# Humane Society of Indianapolis



## balakai (Feb 9, 2005)

Is anybody familiar with them? Ever worked with them or adopted a dog from them?

There is a 3 month old (although she looks bigger/older than that) on their website. This girlie could potentially be a good fit in my house, but I'm 2 1/2 or so hours away when I'm not snowed in east of Cincinnati! I emailed them, but after all, it's Saturday night.

I have decided that I want to rescue instead of purchasing from a breeder, and am looking for a solid black or dark sable female or smaller male, preferably 6-9 monhts old. I want to do agility (like I do with the 3 dogs that I currently have) and maybe obedience/rally/tracking; I'm looking for a young dog with ball/toy drive, good with other dogs of all sizes...I know, picky, picky!

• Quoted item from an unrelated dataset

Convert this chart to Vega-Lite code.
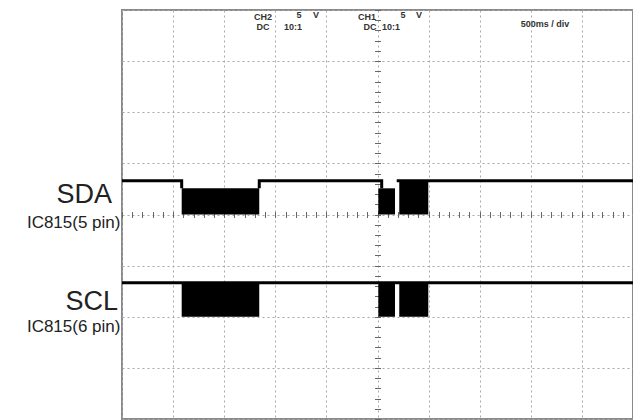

I really wanted to be able to do xrays, but I know that's not going to be possible with a pound/shelter dog. My dogs are first and foremost my pets, but I don't want to start out with hip or elbow issues.

~Kristin


----------



## kshort (Jun 4, 2004)

Kristin,
I'd be willing to bet that Melody Miller (Central Indiana GSD Rescue) has worked with them. Her board name here is mmiller and her email is in her profile.


----------



## balakai (Feb 9, 2005)

Thanks, I've emailed Melody.

Darn snow! If it weren't for the crappy weather, I'd hop in the car tomorrow and go check her out for myself!!

~Kristin


----------



## Cooper&me (Dec 18, 2007)

My friend has four dogs she adopted there. I never heard anything bad. The place is very clean and all the dogs my friend got were what they said they were. One was supposed to have food aggression but neverdisplayed any at my friends house.

Another friend was declined for adoption because her dogs sleep outside. (I thought that was good they TRY to screen).


----------



## katieliz (Mar 29, 2007)

thank you SO MUCH for deciding to adopt/rescue, rather than purchase from a breeder. there are so many and the need is so great! thank you again!


----------